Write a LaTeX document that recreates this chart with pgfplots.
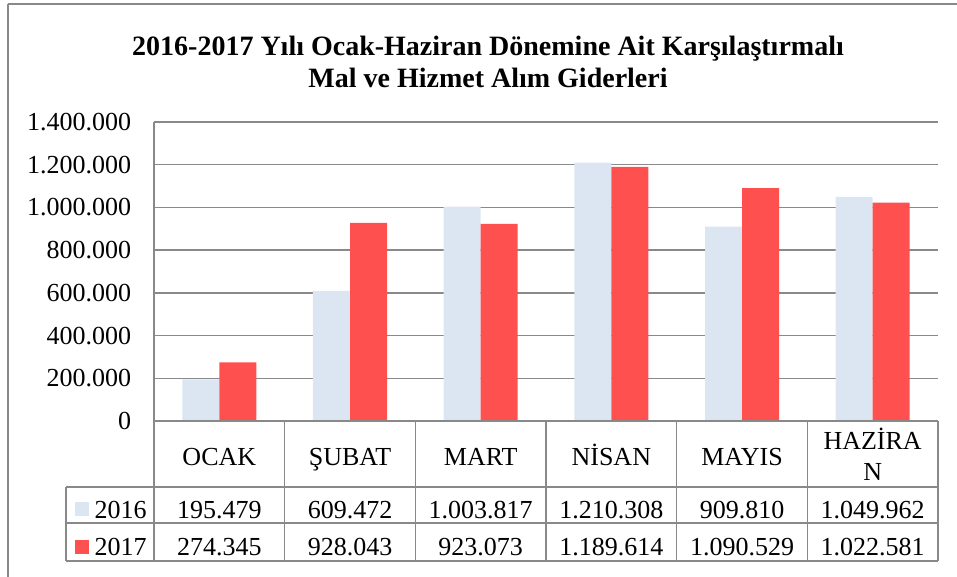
\documentclass[border=0pt]{standalone}
\usepackage{fontspec}
\setmainfont{Liberation Serif}
\usepackage{pgfplots}
\pgfplotsset{compat=1.18}
\definecolor{c16}{HTML}{DCE6F2}
\definecolor{c17}{HTML}{FF5050}
\definecolor{lineg}{HTML}{898989}

\begin{document}
\begin{tikzpicture}
\begin{scope}[x=0.75pt,y=-0.75pt]
\useasboundingbox (0,0) rectangle (957,577);
% outer chart border (only top and left visible)
\draw[lineg, line width=1.4pt] (8,4) -- (970,4);
\draw[lineg, line width=1.4pt] (8,4) -- (8,590);
% title
\node[font=\fontsize{21}{24}\selectfont\bfseries, align=center] at (488,62)
  {2016-2017 Yılı Ocak-Haziran Dönemine Ait Karşılaştırmalı\\Mal ve Hizmet Alım Giderleri};
\end{scope}

\begin{axis}[
    at={(115.5pt,-315.75pt)}, anchor=south west,
    scale only axis, width=588pt, height=224.25pt,
    ybar=0pt, bar width=27.75pt,
    xmin=-0.5, xmax=5.5,
    ymin=0, ymax=1400000,
    ytick={0,200000,400000,600000,800000,1000000,1200000,1400000},
    scaled y ticks=false,
    yticklabel style={/pgf/number format/fixed, /pgf/number format/1000 sep={.},
      /pgf/number format/assume math mode=true,
      font=\fontsize{19.5}{22}\selectfont, inner sep=0pt, anchor=east, xshift=-17pt},
    ymajorgrids, grid style={lineg, line width=1.1pt},
    axis line style={draw=none},
    major tick length=0pt,
    xtick={0,1,2,3,4,5},
    xticklabels={OCAK, ŞUBAT, MART, NİSAN, MAYIS,
      {\raisebox{-11.25pt}{\begin{tabular}[b]{@{}c@{}}HAZİRA\\N\end{tabular}}}},
    xticklabel style={font=\fontsize{19.5}{23.25}\selectfont, inner sep=0pt, anchor=base, yshift=-33pt},
    clip=false,
]
\addplot[fill=c16, draw=none] coordinates {
    (0,195479) (1,609472) (2,1003817) (3,1210308) (4,909810) (5,1049962)};
\addplot[fill=c17, draw=none] coordinates {
    (0,274345) (1,928043) (2,923073) (3,1189614) (4,1090529) (5,1022581)};
\end{axis}

\begin{scope}[x=0.75pt,y=-0.75pt]
% data table grid
\begin{scope}[lineg, line width=1.1pt]
\draw (154,122) -- (154,561);
\draw (154,421) -- (938,421);
\foreach \yy in {487,523,561} \draw (66,\yy) -- (938,\yy);
\draw (66,487) -- (66,561);
\foreach \xx in {284.7,415.3,546,676.7,807.3,938} \draw (\xx,421) -- (\xx,561);
\end{scope}

% legend keys
\fill[c16] (75,502) rectangle (89,516);
\fill[c17] (75,540) rectangle (89,554);
\begin{scope}[every node/.style={font=\fontsize{19.5}{22}\selectfont, anchor=base, inner sep=0pt}]
\node at (120.5,518) {2016};
\node at (120.5,555) {2017};
\node at (219.3,518) {195.479};
\node at (350,518) {609.472};
\node at (480.7,518) {1.003.817};
\node at (611.3,518) {1.210.308};
\node at (742,518) {909.810};
\node at (872.7,518) {1.049.962};
\node at (219.3,555) {274.345};
\node at (350,555) {928.043};
\node at (480.7,555) {923.073};
\node at (611.3,555) {1.189.614};
\node at (742,555) {1.090.529};
\node at (872.7,555) {1.022.581};
\end{scope}
\end{scope}
\end{tikzpicture}
\end{document}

··········

▶ [GOAL]:
Set the data above down again exactly as given, with no pictures.

▶ [THE ANSWER]:
Write a LaTeX document that recreates this chart with pgfplots.
\documentclass[border=0pt]{standalone}
\usepackage{fontspec}
\setmainfont{Liberation Serif}
\usepackage{pgfplots}
\pgfplotsset{compat=1.18}
\definecolor{c16}{HTML}{DCE6F2}
\definecolor{c17}{HTML}{FF5050}
\definecolor{lineg}{HTML}{898989}

\begin{document}
\begin{tikzpicture}
\begin{scope}[x=0.75pt,y=-0.75pt]
\useasboundingbox (0,0) rectangle (957,577);
% outer chart border (only top and left visible)
\draw[lineg, line width=1.4pt] (8,4) -- (970,4);
\draw[lineg, line width=1.4pt] (8,4) -- (8,590);
% title
\node[font=\fontsize{21}{24}\selectfont\bfseries, align=center] at (488,62)
  {2016-2017 Yılı Ocak-Haziran Dönemine Ait Karşılaştırmalı\\Mal ve Hizmet Alım Giderleri};
\end{scope}

\begin{axis}[
    at={(115.5pt,-315.75pt)}, anchor=south west,
    scale only axis, width=588pt, height=224.25pt,
    ybar=0pt, bar width=27.75pt,
    xmin=-0.5, xmax=5.5,
    ymin=0, ymax=1400000,
    ytick={0,200000,400000,600000,800000,1000000,1200000,1400000},
    scaled y ticks=false,
    yticklabel style={/pgf/number format/fixed, /pgf/number format/1000 sep={.},
      /pgf/number format/assume math mode=true,
      font=\fontsize{19.5}{22}\selectfont, inner sep=0pt, anchor=east, xshift=-17pt},
    ymajorgrids, grid style={lineg, line width=1.1pt},
    axis line style={draw=none},
    major tick length=0pt,
    xtick={0,1,2,3,4,5},
    xticklabels={OCAK, ŞUBAT, MART, NİSAN, MAYIS,
      {\raisebox{-11.25pt}{\begin{tabular}[b]{@{}c@{}}HAZİRA\\N\end{tabular}}}},
    xticklabel style={font=\fontsize{19.5}{23.25}\selectfont, inner sep=0pt, anchor=base, yshift=-33pt},
    clip=false,
]
\addplot[fill=c16, draw=none] coordinates {
    (0,195479) (1,609472) (2,1003817) (3,1210308) (4,909810) (5,1049962)};
\addplot[fill=c17, draw=none] coordinates {
    (0,274345) (1,928043) (2,923073) (3,1189614) (4,1090529) (5,1022581)};
\end{axis}

\begin{scope}[x=0.75pt,y=-0.75pt]
% data table grid
\begin{scope}[lineg, line width=1.1pt]
\draw (154,122) -- (154,561);
\draw (154,421) -- (938,421);
\foreach \yy in {487,523,561} \draw (66,\yy) -- (938,\yy);
\draw (66,487) -- (66,561);
\foreach \xx in {284.7,415.3,546,676.7,807.3,938} \draw (\xx,421) -- (\xx,561);
\end{scope}

% legend keys
\fill[c16] (75,502) rectangle (89,516);
\fill[c17] (75,540) rectangle (89,554);
\begin{scope}[every node/.style={font=\fontsize{19.5}{22}\selectfont, anchor=base, inner sep=0pt}]
\node at (120.5,518) {2016};
\node at (120.5,555) {2017};
\node at (219.3,518) {195.479};
\node at (350,518) {609.472};
\node at (480.7,518) {1.003.817};
\node at (611.3,518) {1.210.308};
\node at (742,518) {909.810};
\node at (872.7,518) {1.049.962};
\node at (219.3,555) {274.345};
\node at (350,555) {928.043};
\node at (480.7,555) {923.073};
\node at (611.3,555) {1.189.614};
\node at (742,555) {1.090.529};
\node at (872.7,555) {1.022.581};
\end{scope}
\end{scope}
\end{tikzpicture}
\end{document}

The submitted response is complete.